Friday, January 21, 2011

Talking Trash With Family Dollar Stores

21 January 2011

Supreme Commander of Devalued Inventory
Family Dollar Stores
Post Office Box 1017
Charlotte, North Carolina 28201-1017

Dear Corporate Chieftain:

Your Alpine Texas location was the scene of a very enlightening exchange between myself and two employees over the purchase of a holiday item excavated from the clearance shelf - exactly nineteen days after the New Year.

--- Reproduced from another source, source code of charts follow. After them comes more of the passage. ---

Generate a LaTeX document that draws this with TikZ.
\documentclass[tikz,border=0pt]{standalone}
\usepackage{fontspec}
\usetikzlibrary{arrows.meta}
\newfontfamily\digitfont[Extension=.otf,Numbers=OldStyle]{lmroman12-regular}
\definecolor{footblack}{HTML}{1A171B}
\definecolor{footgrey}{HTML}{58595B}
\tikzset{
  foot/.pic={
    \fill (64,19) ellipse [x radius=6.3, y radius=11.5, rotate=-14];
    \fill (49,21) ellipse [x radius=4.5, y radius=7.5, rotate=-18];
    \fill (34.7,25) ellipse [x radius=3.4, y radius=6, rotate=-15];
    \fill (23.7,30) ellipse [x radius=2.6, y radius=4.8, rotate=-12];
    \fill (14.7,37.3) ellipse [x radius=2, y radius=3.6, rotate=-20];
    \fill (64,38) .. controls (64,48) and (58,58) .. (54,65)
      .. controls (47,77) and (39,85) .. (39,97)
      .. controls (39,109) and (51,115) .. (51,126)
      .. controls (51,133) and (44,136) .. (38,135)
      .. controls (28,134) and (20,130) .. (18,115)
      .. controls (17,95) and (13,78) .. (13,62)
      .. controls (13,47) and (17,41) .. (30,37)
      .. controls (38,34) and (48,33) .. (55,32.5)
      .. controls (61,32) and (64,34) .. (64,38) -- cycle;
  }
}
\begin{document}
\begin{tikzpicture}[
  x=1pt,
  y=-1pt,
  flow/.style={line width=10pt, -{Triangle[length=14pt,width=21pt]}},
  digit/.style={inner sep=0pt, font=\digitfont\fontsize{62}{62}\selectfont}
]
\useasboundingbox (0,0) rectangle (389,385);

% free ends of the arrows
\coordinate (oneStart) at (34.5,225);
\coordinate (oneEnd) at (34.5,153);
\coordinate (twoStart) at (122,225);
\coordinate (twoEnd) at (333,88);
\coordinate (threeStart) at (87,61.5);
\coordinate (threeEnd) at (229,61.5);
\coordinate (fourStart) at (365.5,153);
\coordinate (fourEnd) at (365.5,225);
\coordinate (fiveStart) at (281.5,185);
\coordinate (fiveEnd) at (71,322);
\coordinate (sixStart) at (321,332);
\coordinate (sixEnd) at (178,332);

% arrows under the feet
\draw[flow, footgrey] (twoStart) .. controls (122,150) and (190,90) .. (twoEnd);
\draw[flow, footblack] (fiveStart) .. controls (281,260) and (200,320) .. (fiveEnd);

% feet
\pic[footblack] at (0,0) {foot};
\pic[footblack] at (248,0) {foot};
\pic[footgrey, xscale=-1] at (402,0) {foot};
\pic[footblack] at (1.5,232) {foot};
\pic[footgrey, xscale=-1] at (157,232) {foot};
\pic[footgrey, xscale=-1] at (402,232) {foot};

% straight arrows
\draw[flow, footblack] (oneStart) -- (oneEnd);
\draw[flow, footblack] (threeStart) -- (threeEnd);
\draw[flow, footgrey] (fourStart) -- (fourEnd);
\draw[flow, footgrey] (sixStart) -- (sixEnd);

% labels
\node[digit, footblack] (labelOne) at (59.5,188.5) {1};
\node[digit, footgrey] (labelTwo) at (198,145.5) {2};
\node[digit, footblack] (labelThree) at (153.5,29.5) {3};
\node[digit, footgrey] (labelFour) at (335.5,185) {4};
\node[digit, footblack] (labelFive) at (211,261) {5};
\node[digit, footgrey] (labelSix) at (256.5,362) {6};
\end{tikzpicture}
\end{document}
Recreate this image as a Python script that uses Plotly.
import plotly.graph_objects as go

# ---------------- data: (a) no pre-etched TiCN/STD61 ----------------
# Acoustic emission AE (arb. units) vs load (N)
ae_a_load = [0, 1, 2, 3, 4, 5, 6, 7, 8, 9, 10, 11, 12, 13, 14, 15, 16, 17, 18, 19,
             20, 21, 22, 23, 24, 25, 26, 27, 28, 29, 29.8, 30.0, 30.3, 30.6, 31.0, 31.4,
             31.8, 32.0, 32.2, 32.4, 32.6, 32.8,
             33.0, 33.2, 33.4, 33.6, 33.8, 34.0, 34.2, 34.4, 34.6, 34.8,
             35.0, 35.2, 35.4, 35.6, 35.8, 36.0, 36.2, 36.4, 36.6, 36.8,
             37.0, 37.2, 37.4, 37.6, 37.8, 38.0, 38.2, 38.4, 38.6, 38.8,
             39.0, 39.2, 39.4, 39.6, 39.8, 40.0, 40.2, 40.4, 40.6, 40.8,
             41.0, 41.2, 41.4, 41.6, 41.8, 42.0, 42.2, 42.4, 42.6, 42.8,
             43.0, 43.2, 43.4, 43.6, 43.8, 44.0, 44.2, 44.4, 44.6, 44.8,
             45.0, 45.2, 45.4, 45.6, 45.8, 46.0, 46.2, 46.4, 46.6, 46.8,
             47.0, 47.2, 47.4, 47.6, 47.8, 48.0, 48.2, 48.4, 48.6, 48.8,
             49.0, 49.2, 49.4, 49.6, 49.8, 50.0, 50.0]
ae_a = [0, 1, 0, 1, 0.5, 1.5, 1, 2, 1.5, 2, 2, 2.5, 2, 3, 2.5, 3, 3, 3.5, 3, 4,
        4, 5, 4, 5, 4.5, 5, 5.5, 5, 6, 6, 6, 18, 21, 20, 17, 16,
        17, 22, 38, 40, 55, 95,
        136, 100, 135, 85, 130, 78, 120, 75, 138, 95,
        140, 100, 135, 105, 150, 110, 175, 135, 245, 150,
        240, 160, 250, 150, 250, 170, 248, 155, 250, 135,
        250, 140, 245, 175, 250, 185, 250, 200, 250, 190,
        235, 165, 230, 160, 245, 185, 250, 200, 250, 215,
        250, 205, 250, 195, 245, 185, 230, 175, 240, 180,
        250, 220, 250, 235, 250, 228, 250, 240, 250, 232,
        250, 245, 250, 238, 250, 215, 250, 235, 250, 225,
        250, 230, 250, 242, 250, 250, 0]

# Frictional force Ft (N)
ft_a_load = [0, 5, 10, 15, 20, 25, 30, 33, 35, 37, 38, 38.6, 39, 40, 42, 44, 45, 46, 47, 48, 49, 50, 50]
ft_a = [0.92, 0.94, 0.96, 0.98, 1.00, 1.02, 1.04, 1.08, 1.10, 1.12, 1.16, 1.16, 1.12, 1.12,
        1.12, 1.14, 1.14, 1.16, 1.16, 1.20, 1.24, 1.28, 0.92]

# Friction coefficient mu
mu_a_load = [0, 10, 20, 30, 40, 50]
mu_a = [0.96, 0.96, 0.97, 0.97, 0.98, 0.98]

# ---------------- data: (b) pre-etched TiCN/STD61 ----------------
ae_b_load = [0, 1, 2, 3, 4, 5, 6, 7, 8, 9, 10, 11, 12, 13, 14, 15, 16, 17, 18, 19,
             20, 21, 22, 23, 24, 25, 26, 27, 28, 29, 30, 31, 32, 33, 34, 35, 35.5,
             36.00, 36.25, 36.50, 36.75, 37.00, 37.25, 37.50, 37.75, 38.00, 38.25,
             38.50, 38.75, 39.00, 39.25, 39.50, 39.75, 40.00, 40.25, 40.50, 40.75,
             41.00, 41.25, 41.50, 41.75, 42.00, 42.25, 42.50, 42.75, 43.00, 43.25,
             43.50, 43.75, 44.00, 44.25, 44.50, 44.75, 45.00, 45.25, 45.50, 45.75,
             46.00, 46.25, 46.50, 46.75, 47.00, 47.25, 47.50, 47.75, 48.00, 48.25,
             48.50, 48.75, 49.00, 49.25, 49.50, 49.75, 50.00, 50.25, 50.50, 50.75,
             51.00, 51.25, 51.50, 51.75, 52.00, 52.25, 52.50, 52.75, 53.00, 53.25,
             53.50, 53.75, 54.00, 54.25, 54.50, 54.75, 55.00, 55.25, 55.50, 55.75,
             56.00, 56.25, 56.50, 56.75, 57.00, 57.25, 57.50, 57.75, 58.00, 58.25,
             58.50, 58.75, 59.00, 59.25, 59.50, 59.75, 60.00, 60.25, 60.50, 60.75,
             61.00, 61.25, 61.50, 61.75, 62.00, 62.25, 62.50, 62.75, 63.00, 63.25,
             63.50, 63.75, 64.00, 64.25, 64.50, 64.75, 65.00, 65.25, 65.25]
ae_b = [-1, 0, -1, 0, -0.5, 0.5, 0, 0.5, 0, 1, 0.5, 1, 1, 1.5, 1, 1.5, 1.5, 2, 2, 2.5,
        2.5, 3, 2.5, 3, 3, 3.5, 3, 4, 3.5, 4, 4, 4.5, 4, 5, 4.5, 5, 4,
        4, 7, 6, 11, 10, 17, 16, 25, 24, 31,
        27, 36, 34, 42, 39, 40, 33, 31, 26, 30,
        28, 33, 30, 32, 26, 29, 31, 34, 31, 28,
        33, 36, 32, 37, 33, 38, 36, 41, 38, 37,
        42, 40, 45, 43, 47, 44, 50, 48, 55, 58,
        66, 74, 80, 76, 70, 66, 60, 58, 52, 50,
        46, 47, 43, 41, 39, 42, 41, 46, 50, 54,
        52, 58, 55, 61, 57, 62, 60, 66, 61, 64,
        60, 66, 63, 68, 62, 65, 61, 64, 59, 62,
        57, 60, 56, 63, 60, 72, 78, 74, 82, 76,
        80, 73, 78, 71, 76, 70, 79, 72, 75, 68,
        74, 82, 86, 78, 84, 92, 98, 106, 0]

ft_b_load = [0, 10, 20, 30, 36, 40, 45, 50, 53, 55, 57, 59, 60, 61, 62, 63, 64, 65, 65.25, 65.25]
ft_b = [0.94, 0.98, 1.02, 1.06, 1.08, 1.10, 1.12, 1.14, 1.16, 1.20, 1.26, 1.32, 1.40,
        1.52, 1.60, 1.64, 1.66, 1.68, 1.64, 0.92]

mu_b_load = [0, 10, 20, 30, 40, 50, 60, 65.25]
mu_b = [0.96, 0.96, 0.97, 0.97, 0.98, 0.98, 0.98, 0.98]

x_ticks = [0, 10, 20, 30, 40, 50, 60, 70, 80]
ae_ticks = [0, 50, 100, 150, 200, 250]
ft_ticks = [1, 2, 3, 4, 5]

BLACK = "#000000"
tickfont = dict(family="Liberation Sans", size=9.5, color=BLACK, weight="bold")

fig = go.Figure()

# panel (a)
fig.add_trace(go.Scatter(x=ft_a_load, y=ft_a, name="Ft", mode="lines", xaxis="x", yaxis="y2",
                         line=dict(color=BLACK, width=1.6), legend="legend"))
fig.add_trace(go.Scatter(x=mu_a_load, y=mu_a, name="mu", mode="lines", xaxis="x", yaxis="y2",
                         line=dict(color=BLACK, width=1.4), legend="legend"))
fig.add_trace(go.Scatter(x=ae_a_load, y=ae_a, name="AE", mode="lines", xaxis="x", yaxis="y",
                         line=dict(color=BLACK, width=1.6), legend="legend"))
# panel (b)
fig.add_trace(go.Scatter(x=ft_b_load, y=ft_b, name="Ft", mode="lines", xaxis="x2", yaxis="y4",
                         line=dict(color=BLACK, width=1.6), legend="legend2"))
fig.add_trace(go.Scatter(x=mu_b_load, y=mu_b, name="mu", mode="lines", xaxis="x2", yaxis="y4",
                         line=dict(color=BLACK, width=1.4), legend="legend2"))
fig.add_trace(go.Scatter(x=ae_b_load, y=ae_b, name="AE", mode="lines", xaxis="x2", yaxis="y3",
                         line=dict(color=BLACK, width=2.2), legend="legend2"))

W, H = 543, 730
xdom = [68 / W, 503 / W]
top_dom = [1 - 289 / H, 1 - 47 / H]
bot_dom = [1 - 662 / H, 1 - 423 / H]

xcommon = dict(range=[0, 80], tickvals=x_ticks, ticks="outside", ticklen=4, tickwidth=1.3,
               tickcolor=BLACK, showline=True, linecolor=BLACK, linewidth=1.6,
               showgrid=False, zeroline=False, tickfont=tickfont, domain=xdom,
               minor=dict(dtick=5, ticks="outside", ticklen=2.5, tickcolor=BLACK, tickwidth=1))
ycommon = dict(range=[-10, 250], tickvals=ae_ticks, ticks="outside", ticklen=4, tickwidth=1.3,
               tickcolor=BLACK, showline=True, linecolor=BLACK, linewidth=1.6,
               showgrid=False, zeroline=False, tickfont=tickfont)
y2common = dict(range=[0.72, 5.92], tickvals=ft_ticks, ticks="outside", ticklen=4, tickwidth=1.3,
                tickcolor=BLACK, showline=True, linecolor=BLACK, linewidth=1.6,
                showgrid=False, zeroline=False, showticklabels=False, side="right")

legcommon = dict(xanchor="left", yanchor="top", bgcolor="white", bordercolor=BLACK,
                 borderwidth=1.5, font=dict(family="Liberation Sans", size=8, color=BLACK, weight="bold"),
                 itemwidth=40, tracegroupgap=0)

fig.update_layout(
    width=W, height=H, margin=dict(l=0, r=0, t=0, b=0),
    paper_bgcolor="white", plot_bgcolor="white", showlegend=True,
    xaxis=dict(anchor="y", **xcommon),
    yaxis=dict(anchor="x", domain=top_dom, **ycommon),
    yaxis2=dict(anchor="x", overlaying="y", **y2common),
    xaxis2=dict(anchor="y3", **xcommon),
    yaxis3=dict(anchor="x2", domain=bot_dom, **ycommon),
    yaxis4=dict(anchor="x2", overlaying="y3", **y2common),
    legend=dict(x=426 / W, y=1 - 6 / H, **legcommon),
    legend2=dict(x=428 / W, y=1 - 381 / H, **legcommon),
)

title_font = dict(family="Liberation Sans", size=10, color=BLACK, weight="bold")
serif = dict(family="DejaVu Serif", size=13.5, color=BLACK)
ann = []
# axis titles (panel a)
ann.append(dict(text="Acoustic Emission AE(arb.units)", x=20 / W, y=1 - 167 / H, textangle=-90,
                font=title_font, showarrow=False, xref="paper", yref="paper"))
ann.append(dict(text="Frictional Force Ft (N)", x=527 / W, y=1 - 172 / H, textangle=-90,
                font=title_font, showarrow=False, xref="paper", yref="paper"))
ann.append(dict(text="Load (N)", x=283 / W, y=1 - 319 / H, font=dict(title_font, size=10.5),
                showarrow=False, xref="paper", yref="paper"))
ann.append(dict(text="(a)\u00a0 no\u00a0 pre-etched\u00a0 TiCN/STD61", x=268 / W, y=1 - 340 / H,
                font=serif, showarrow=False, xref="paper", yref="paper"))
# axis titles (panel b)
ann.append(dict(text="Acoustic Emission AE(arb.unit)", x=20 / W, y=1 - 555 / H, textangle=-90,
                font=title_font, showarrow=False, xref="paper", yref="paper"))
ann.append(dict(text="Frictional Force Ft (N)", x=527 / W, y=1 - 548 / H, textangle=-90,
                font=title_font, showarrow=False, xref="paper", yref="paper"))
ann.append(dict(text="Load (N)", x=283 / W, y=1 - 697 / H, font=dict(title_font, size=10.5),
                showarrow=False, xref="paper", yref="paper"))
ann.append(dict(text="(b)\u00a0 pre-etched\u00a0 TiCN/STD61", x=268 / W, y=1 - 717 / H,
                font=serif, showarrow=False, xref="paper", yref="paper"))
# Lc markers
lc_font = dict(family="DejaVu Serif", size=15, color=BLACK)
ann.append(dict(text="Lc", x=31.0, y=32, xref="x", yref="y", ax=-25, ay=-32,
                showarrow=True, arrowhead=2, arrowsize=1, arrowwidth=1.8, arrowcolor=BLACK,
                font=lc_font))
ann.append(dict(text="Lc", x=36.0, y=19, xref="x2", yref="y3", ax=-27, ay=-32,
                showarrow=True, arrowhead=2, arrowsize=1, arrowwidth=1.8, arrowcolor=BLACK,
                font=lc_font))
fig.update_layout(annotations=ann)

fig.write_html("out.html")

When the cashier scanned the item it was priced at one cent. I remarked on my good fortune. I was informed that item could not be sold because it was "less than five cents". I protested and tried to negotiate for a five-cents sale. Broadcast was made for the store manager*, who appeared wearing a paper badge upon which employee title and first name only were handwritten. I went on to argue that the item was presented for sale and that there are no public laws or store policies posted regarding sale prohibitions relating to price amounts. The manager was steadfast and defended the appropriation of the item from me by citing "store policy" behind each of the following statements:

I cannot sell anything priced below five cents.
These were all put in the trash.
This one should have been put in the trash.
This one must now be put in the trash.

This is very intriguing news about "trash". I look forward to investigating the devaluation and disposition of seasonal inventory by FDS (and its contemporaries). Given our nation's war for 'green' and 'austere' measures, it is the least I can offer to do with my unemployed spare time.

It was appalling to learn of the policies exposed by this aborted transaction. While such policies benefit shareholders in the short run, customers upon whom FDS depends will soon realize that the disposability applied by FDS to its employee badges and its inventory can also be applied by the customer to FDS. Especially once it becomes known that Alpine residents are denied post-season sales beyond a short time window, and that FDS employees are not permitted to treat their neighbors fairly as customers.

These two so-called-by-corporate-America "human resources" are conscientious, hard-working human persons who were job-scared over the sale of a tax write-off that escaped trash collection. I'd say that FDS should be ashamed of itself but it is we Americans who should be ashamed for allowing the creation of "corporations as legal persons" that stop at nothing for shareholder profit.

Unquestioningly outraged,

kf

*Interrupting the regularly annoying broadcast informing shoppers that cameras were filming throughout the store for customers' protection.